Selected readings on US charter schools
The agreement with Delhi Charter would pick up where an old agreement between Claiborne Parish Schools and Junction City Arkansas Schools left off.
For more than 90 years, the two school districts, Claiborne and Junction City Arkansas Schools have had an agreement that permitted Louisiana students to attend schools in Arkansas, but the Claiborne board recently decided to end the agreement.
Under the old arrangement, Claiborne Parish Schools forwarded money from the state to Arkansas to fund the cost of educating children who lived nearer the Arkansas schools than Lousiana schools.
Delhi Charter spokesman Albert Christman said the agreement between Delhi Charter and Junction Arkansas has not been completed, but the state Board of Elementary and Secondary Education has approved an amendment to the Delhi contract that would permit the arrangement.
“We are now left to decide what to do with it,” Christman said. “The only apprehension that we might have would be the time that it would take away from the administration of Delhi Charter.”
The students involved in the agreement would be registered as Delhi Charter School students, but Junction City Arkansas schools would be a “service provider” for the school. The students would not attend school on Delhi Charter Campus, but would attend in Junction City Arkansas.
Christman said that during the longstanding agreement between Claiborne and Junction City, students had not been tested with administered Louisiana standardized tests Louisiana standards, but under the new agreement would take the same test as Louisiana students.
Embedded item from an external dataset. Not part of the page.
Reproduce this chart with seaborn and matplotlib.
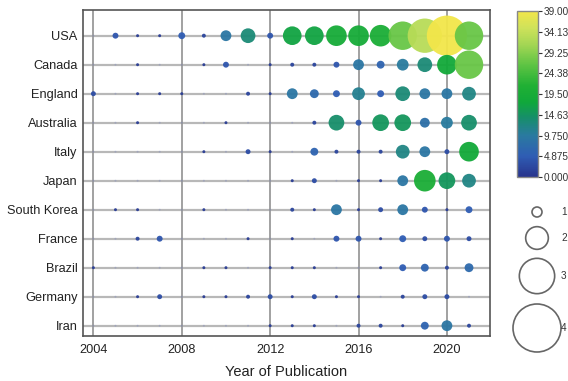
import numpy as np
import pandas as pd
import matplotlib
matplotlib.use("Agg")
import matplotlib.pyplot as plt
from matplotlib.colors import LinearSegmentedColormap, Normalize
from matplotlib.cm import ScalarMappable
import seaborn as sns

countries = ["USA", "Canada", "England", "Australia", "Italy", "Japan",
             "South Korea", "France", "Brazil", "Germany", "Iran"]
years = list(range(2004, 2022))

usa         = [0, 4, 1, 1, 5, 2, 9, 13, 4, 17, 17, 19, 19, 20, 27, 33, 39, 27]
canada      = [0, 0, 1, 0, 0, 1, 4, 0, 1, 2, 2, 4, 9, 6, 10, 13, 18, 27]
england     = [3, 0, 1, 1, 1, 0, 0, 2, 1, 9, 7, 5, 11, 5, 13, 9, 9, 12]
australia   = [0, 0, 1, 0, 0, 0, 1, 0, 0, 0, 2, 14, 4, 15, 15, 8, 10, 14]
italy       = [0, 0, 0, 0, 0, 1, 0, 3, 1, 0, 6, 2, 2, 2, 12, 9, 3, 18]
japan       = [0, 0, 0, 0, 0, 0, 0, 0, 0, 1, 3, 0, 1, 1, 9, 20, 15, 12]
south_korea = [0, 1, 1, 0, 0, 1, 0, 0, 0, 2, 1, 9, 1, 3, 9, 4, 1, 5]
france      = [0, 0, 2, 4, 0, 0, 0, 1, 0, 1, 0, 4, 4, 1, 5, 3, 4, 3]
brazil      = [1, 0, 0, 0, 0, 1, 1, 0, 1, 1, 1, 0, 0, 1, 5, 6, 2, 7]
germany     = [0, 0, 1, 3, 0, 1, 1, 2, 3, 1, 3, 1, 1, 0, 2, 3, 3, 0]
iran        = [0, 0, 0, 0, 0, 0, 0, 0, 1, 1, 1, 0, 2, 2, 1, 6, 9, 2]

series = [usa, canada, england, australia, italy, japan, south_korea,
          france, brazil, germany, iran]

cbar_ticks = [0.0, 4.875, 9.75, 14.625, 19.5, 24.375, 29.25, 34.125, 39.0]
cbar_labels = ["0.000", "4.875", "9.750", "14.63", "19.50", "24.38", "29.25", "34.13", "39.00"]
legend_values = [10, 20, 30, 40]
legend_labels = ["1", "2", "3", "4"]
x_ticks = [2004, 2008, 2012, 2016, 2020]

rows = []
for c, vals in zip(countries, series):
    for y, v in zip(years, vals):
        rows.append({"Country": c, "Year": y, "Count": v})
df = pd.DataFrame(rows)

cmap = LinearSegmentedColormap.from_list("pub", [
    (0.0, "#28348c"), (0.125, "#2f5db4"), (0.25, "#2a7aa0"),
    (0.36, "#168f68"), (0.45, "#10a83a"), (0.55, "#20b034"),
    (0.68, "#60c444"), (0.8, "#a4d654"), (0.9, "#cfe25a"), (1.0, "#f2e64a")])
norm = Normalize(0, 39)

def area(v):
    d_px = 2.0 + 0.98 * v
    return (d_px * 0.72) ** 2

def legend_area(v):
    d_px = 10.0 + (v - 10) * 38.0 / 30.0
    return (d_px * 0.72) ** 2

sns.set_style("white")
plt.rcParams["font.family"] = ["Liberation Sans", "DejaVu Sans"]

fig = plt.figure(figsize=(5.68, 3.81), dpi=100)
ax = fig.add_axes([83 / 568, 1 - 336 / 381, 407 / 568, 326 / 381])

# grid
for i in range(len(countries)):
    ax.axhline(i, color="#b8b8b8", lw=1.6, zorder=0)
for xv in x_ticks:
    ax.axvline(xv, color="#9a9a9a", lw=1.3, zorder=0)

zero = df[df["Count"] == 0]
nonzero = df[df["Count"] > 0]

sns.scatterplot(data=zero, x="Year", y="Country", ax=ax, color="#6070c0",
                s=area(0), alpha=0.25, edgecolor="none", legend=False, zorder=2)
sizes = {v: area(v) for v in sorted(nonzero["Count"].unique())}
sns.scatterplot(data=nonzero, x="Year", y="Country", hue="Count", palette=cmap,
                hue_norm=norm, size="Count", sizes=sizes, ax=ax, alpha=0.95,
                edgecolor="none", legend=False, zorder=3)

ax.set_xlim(2003.53, 2021.95)
ax.set_ylim(10.355, -0.886)
ax.set_xticks(x_ticks)
ax.set_xticklabels([str(x) for x in x_ticks])
ax.set_yticks(range(len(countries)))
ax.set_yticklabels(countries)
ax.tick_params(axis="x", labelsize=9.2, length=0, pad=6, colors="#222222")
ax.tick_params(axis="y", labelsize=9.2, length=0, pad=4, colors="#222222")
ax.set_xlabel("Year of Publication", fontsize=10.5, labelpad=6, color="#222222")
ax.set_ylabel("")
for s in ax.spines.values():
    s.set_visible(True)
    s.set_color("#555555")
    s.set_linewidth(1.2)

# colorbar
cax = fig.add_axes([517 / 568, 1 - 177 / 381, 21 / 568, 166 / 381])
cb = fig.colorbar(ScalarMappable(norm=norm, cmap=cmap), cax=cax)
cb.set_ticks(cbar_ticks)
cb.set_ticklabels(cbar_labels)
cb.ax.tick_params(labelsize=7.2, length=3, width=0.8, pad=1, colors="#333333")
cb.outline.set_edgecolor("#888888")
cb.outline.set_linewidth(1.0)

# size legend
lax = fig.add_axes([505 / 568, 0, 63 / 568, 1])
lax.set_xlim(505, 568)
lax.set_ylim(381, 0)
lax.axis("off")
ly = [212, 238, 276, 328]
leg = pd.DataFrame({"x": [537] * 4, "y": ly, "v": legend_values})
sns.scatterplot(data=leg, x="x", y="y", size="v",
                sizes={v: legend_area(v) for v in legend_values},
                facecolor="white", edgecolor="#666666", linewidth=1.2,
                legend=False, ax=lax, clip_on=False)
lax.set_xlabel("")
lax.set_ylabel("")
for y, lab in zip(ly, legend_labels):
    lax.text(561, y, lab, fontsize=7.2, va="center", ha="left", color="#333333",
             clip_on=False)

fig.savefig("out.png", dpi=100)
Superintendent John White said Delhi Charter Schools would receive the test scores for the 80 students as part of their school performance score.
The scores of the students in Junction City Schools would also be broken out separately so both the school and BESE could assess the education of the students in Arkansas.
White said he hopes the arrangement between Delhi and Junction City is not necessary.
“My personal hope is that the school system would just keep doing what it has done for 90 years,” White said. “It would make it easier for the parents.”
Louisiana School Board executive director Scott Richard said that while the board understands the desire to help the students who are involved in the agreement, he worries about the precedent it would set.
“There are a lot of policy issues that are unanswered,” he said.
Parents of the students involved in the arrangement will apply for a Type 2 charter for the 2014-15 school year.
At one point, Union Parish Schools also had a similar agreement with Junction City, but discontinued the arrangement about 15 years ago.